• Dataset excerpt
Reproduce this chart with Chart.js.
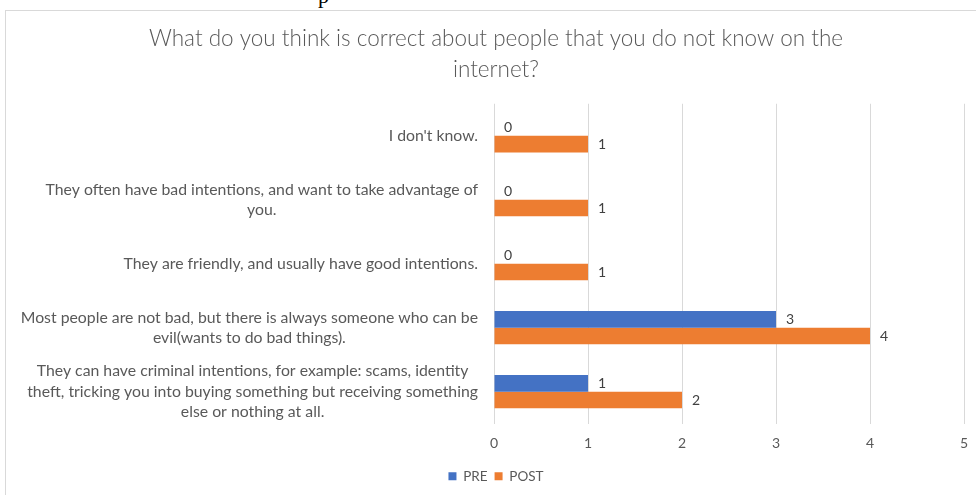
<!DOCTYPE html>
<html>
<head>
<meta charset="utf-8">
<script src="https://cdn.jsdelivr.net/npm/chart.js@4.4.1/dist/chart.umd.min.js"></script>
<style>
  html, body { margin: 0; padding: 0; background: #fff; overflow: hidden; }
  #wrap { position: relative; width: 976px; height: 495px; }
  #frame { position: absolute; left: 5px; top: 10px; width: 1000px; height: 500px; border: 1px solid #d9d9d9; pointer-events: none; }
  #frag { position: absolute; left: 318px; top: -17px; font: 22px "Liberation Serif"; color: #000; }
  canvas { position: absolute; left: 0; top: 0; }
</style>
</head>
<body>
<div id="wrap">
  <span id="frag">p</span>
  <div id="frame"></div>
  <canvas id="myChart" width="976" height="495"></canvas>
</div>
<script>
// answers, top to bottom, already split into lines
const categories = [
  ["I don't know."],
  ["They often have bad intentions, and want to take advantage of", "you."],
  ["They are friendly, and usually have good intentions."],
  ["Most people are not bad, but there is always someone who can be", "evil(wants to do bad things)."],
  ["They can have criminal intentions, for example: scams, identity", "theft, tricking you into buying something but receiving something", "else or nothing at all."]
];
const preValues = [0, 0, 0, 3, 1];
const postValues = [1, 1, 1, 4, 2];
const xTicks = [0, 1, 2, 3, 4, 5];

const labelFont = '15.8px Lato';
const textColor = '#595959';

// category text: block right-aligned to the axis, lines centred inside the block
const categoryLabels = {
  id: 'categoryLabels',
  afterDraw(chart) {
    const ctx = chart.ctx;
    const yScale = chart.scales.y;
    ctx.save();
    ctx.font = labelFont;
    ctx.fillStyle = textColor;
    ctx.textAlign = 'center';
    ctx.textBaseline = 'middle';
    categories.forEach(function(lines, i) {
      const cy = yScale.getPixelForValue(i);
      let widest = 0;
      lines.forEach(l => { widest = Math.max(widest, ctx.measureText(l).width); });
      const cx = chart.chartArea.left - 16 - widest / 2;
      const lh = 20.5;
      const top = cy - (lines.length - 1) * lh / 2;
      lines.forEach((l, k) => ctx.fillText(l, cx, top + k * lh));
    });
    ctx.restore();
  }
};

// value printed just past the end of each bar
const barValues = {
  id: 'barValues',
  afterDatasetsDraw(chart) {
    const ctx = chart.ctx;
    ctx.save();
    ctx.font = '14px Lato';
    ctx.fillStyle = '#404040';
    ctx.textAlign = 'left';
    ctx.textBaseline = 'middle';
    chart.data.datasets.forEach(function(ds, d) {
      chart.getDatasetMeta(d).data.forEach(function(bar, i) {
        ctx.fillText(String(ds.data[i]), bar.x + 10, bar.y);
      });
    });
    ctx.restore();
  }
};

const ctx = document.getElementById('myChart').getContext('2d');
const myChart = new Chart(ctx, {
  type: 'bar',
  data: {
    labels: categories.map(c => c.join(' ')),
    datasets: [{
      label: 'PRE',
      data: preValues,
      backgroundColor: '#4472C4',
      categoryPercentage: 0.52,
      barPercentage: 1
    }, {
      label: 'POST',
      data: postValues,
      backgroundColor: '#ED7D31',
      categoryPercentage: 0.52,
      barPercentage: 1
    }]
  },
  options: {
    indexAxis: 'y',
    responsive: false,
    animation: false,
    layout: { padding: { left: 28, right: 12, top: 24, bottom: 2 } },
    plugins: {
      tooltip: { enabled: false },
      title: {
        display: true,
        text: ['What do you think is correct about people that you do not know on the', 'internet?'],
        color: textColor,
        font: { family: 'Lato', size: 22.5, weight: 300, lineHeight: 1.35 },
        padding: { top: 0, bottom: 19 }
      },
      legend: {
        position: 'bottom',
        labels: {
          color: textColor,
          font: { family: 'Lato', size: 13.5 },
          boxWidth: 8,
          boxHeight: 8,
          padding: 7
        }
      }
    },
    scales: {
      x: {
        min: 0,
        max: 5,
        afterBuildTicks(scale) { scale.ticks = xTicks.map(v => ({ value: v })); },
        afterFit(scale) { scale.paddingRight = 0; scale.paddingLeft = 0; },
        grid: { color: '#d9d9d9', drawTicks: false },
        border: { display: false },
        ticks: { color: textColor, font: { family: 'Lato', size: 14 }, padding: 11 }
      },
      y: {
        grid: { display: false },
        border: { display: false },
        ticks: { display: false },
        afterFit(scale) { scale.width = 466; }
      }
    }
  },
  plugins: [categoryLabels, barValues]
});
</script>
</body>
</html>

• Objective
Your task is to reproduce exactly the lines from the start of the data above through the line containing "const textColor = '#595959';", leaving every picture out.

• Correct result
Reproduce this chart with Chart.js.
<!DOCTYPE html>
<html>
<head>
<meta charset="utf-8">
<script src="https://cdn.jsdelivr.net/npm/chart.js@4.4.1/dist/chart.umd.min.js"></script>
<style>
  html, body { margin: 0; padding: 0; background: #fff; overflow: hidden; }
  #wrap { position: relative; width: 976px; height: 495px; }
  #frame { position: absolute; left: 5px; top: 10px; width: 1000px; height: 500px; border: 1px solid #d9d9d9; pointer-events: none; }
  #frag { position: absolute; left: 318px; top: -17px; font: 22px "Liberation Serif"; color: #000; }
  canvas { position: absolute; left: 0; top: 0; }
</style>
</head>
<body>
<div id="wrap">
  <span id="frag">p</span>
  <div id="frame"></div>
  <canvas id="myChart" width="976" height="495"></canvas>
</div>
<script>
// answers, top to bottom, already split into lines
const categories = [
  ["I don't know."],
  ["They often have bad intentions, and want to take advantage of", "you."],
  ["They are friendly, and usually have good intentions."],
  ["Most people are not bad, but there is always someone who can be", "evil(wants to do bad things)."],
  ["They can have criminal intentions, for example: scams, identity", "theft, tricking you into buying something but receiving something", "else or nothing at all."]
];
const preValues = [0, 0, 0, 3, 1];
const postValues = [1, 1, 1, 4, 2];
const xTicks = [0, 1, 2, 3, 4, 5];

const labelFont = '15.8px Lato';
const textColor = '#595959';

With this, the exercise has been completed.